Greg Vaughn must be the trademark for the 1996 season, as he slammed 31 homers before the Brewers traded him for Ron Villone, Bryce Florie, and Marc Newfield. While this trade looks dreadful in hindsight, it is worth noting that not only were these three players in their mid-20s when the Brewers traded for them, but Newfield and Villone were both Top 100 prospects. Newfield peaked as BaseballAmerica‘s #17 prospect in 1992, and although his stock dropped, he rebounded to #29 in 1996; Villone peaked at #62 in 1995. If any trade proves that landing Top 100 prospects for a proven player does not always work out, this is the one.
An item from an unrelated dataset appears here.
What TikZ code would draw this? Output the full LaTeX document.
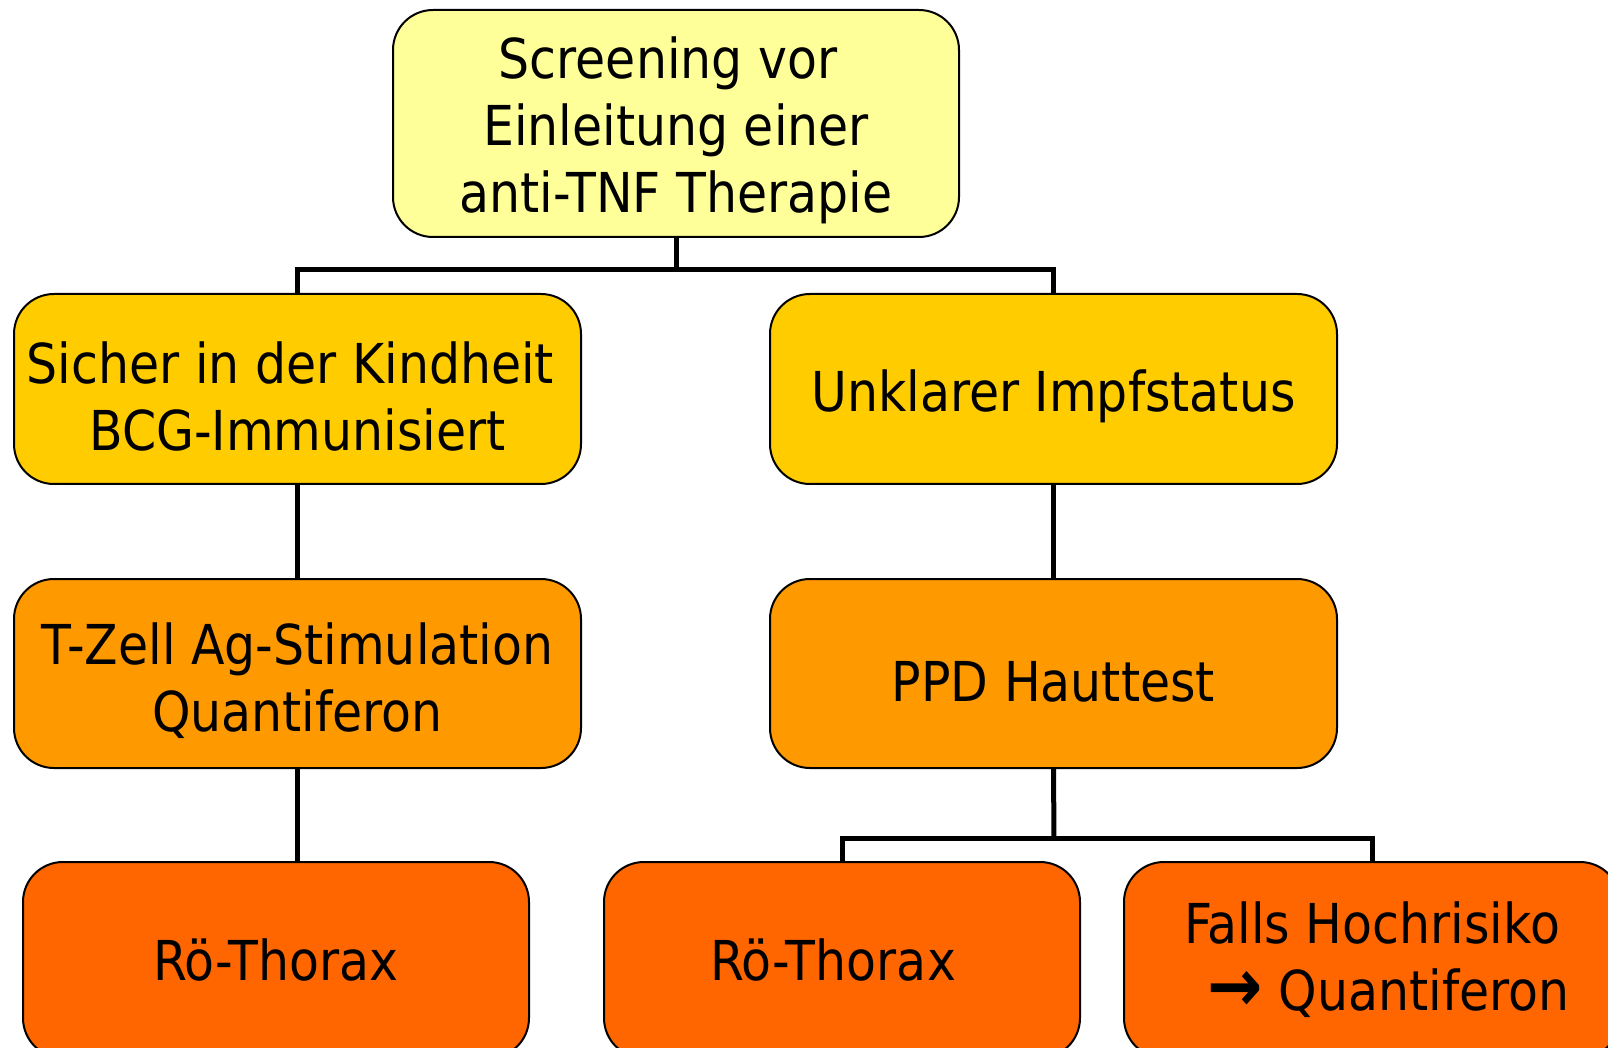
\documentclass[tikz,border=0pt]{standalone}
\usepackage{fontspec}
\setmainfont[FakeStretch=0.89]{DejaVu Sans}
\definecolor{cTop}{HTML}{FFFF99}
\definecolor{cLa}{HTML}{FFCC00}
\definecolor{cLb}{HTML}{FF9900}
\definecolor{cLc}{HTML}{FF6600}
\newcommand{\dn}{\rule{0pt}{28pt}}
\newcommand{\bigarr}{{\bfseries\raisebox{-0.5pt}{\scalebox{1.35}{→}}}}
\begin{document}
\begin{tikzpicture}[x=0.5pt,y=-0.5pt,
  box/.style={draw=black, line width=1pt, rounded corners=20pt, align=center,
    inner sep=0pt, font=\fontsize{27.5}{33.5}\selectfont, text=black},
  conn/.style={draw=black, line width=2.5pt}]
\clip (0,0) rectangle (1608,1048);
\useasboundingbox (0,0) rectangle (1608,1048);
\node[box, fill=cTop, minimum width=283pt, minimum height=113.5pt] (top) at (676,123.5)
  {\dn Screening vor\hspace*{8pt}\\Einleitung einer\hspace*{8pt}\\anti-TNF Therapie};
\node[box, fill=cLa, minimum width=283.5pt, minimum height=95pt] (L1) at (297.5,389)
  {\dn Sicher in der Kindheit\hspace*{7pt}\\BCG-Immunisiert};
\node[box, fill=cLa, minimum width=283.5pt, minimum height=95pt] (R1) at (1053.5,389)
  {\dn Unklarer Impfstatus};
\node[box, fill=cLb, minimum width=283.5pt, minimum height=94.5pt] (L2) at (297.5,673.5)
  {\dn T-Zell Ag-Stimulation\\Quantiferon};
\node[box, fill=cLb, minimum width=283.5pt, minimum height=94.5pt] (R2) at (1053.5,673.5)
  {\dn PPD Hauttest};
\node[box, fill=cLc, minimum width=253pt, minimum height=98pt] (L3) at (276,960)
  {Rö-Thorax};
\node[box, fill=cLc, minimum width=238pt, minimum height=98pt] (R3a) at (842,960)
  {Rö-Thorax\hspace*{9pt}};
\node[box, fill=cLc, minimum width=248pt, minimum height=98pt] (R3b) at (1372,960)
  {Falls Hochrisiko\\\hspace*{0.6em}\bigarr{} Quantiferon};
\coordinate (b1) at (676,270);
\coordinate (b2) at (1054,838);
\draw[conn] (top.south) -- (b1);
\draw[conn] (L1.north) |- (b1) -| (R1.north);
\draw[conn] (L1.south) -- (L2.north);
\draw[conn] (R1.south) -- (R2.north);
\draw[conn] (L2.south) -- (L2.south |- L3.north);
\draw[conn] (R2.south) -- (b2);
\draw[conn] (R3a.north) |- (b2) -| (R3b.north);
\end{tikzpicture}
\end{document}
Of course, not one of these players would last more than two years in Milwaukee:

Player PA or IP Performance OPS+ or ERA+ Note
B. Florie (P) 94 4-5 / 4.79 ERA 100 Traded Away After 1997
R. Villone (P) 77.3 1-0 / 25 GF 144 Traded Away After 1997
M. Newfield (LF / DH) 583 11 HR / .319 OBP 80 Released After 1998

Villone was involved in the trade that netted the Brewers Marquis Grissom and Jeff Juden. Although the Angels selected Juden off waivers in 1998, the Brewers eventually traded Grissom for Devon White. The Brewers traded Florie to Detroit for a trio of players, including Mike Myers. Since Myers ultimately netted Curt Leskanic, one of the pieces of the Vaughn deal created a lineage to one of Doug Melvin‘s rebuilding moves. Leskanic produced Wes Obermueller, who produced Dan Kolb, who produced Jose Capellan, who produced eventual independent-ball / minor league free agent Chris Cody. Perhaps this chain of deals showcases the strength of some of Melvin’s rebuilding moves, as Melvin proved to be a tireless worker of the scrap heap to produce serviceable pieces for some of his up-and-coming Brewers rosters.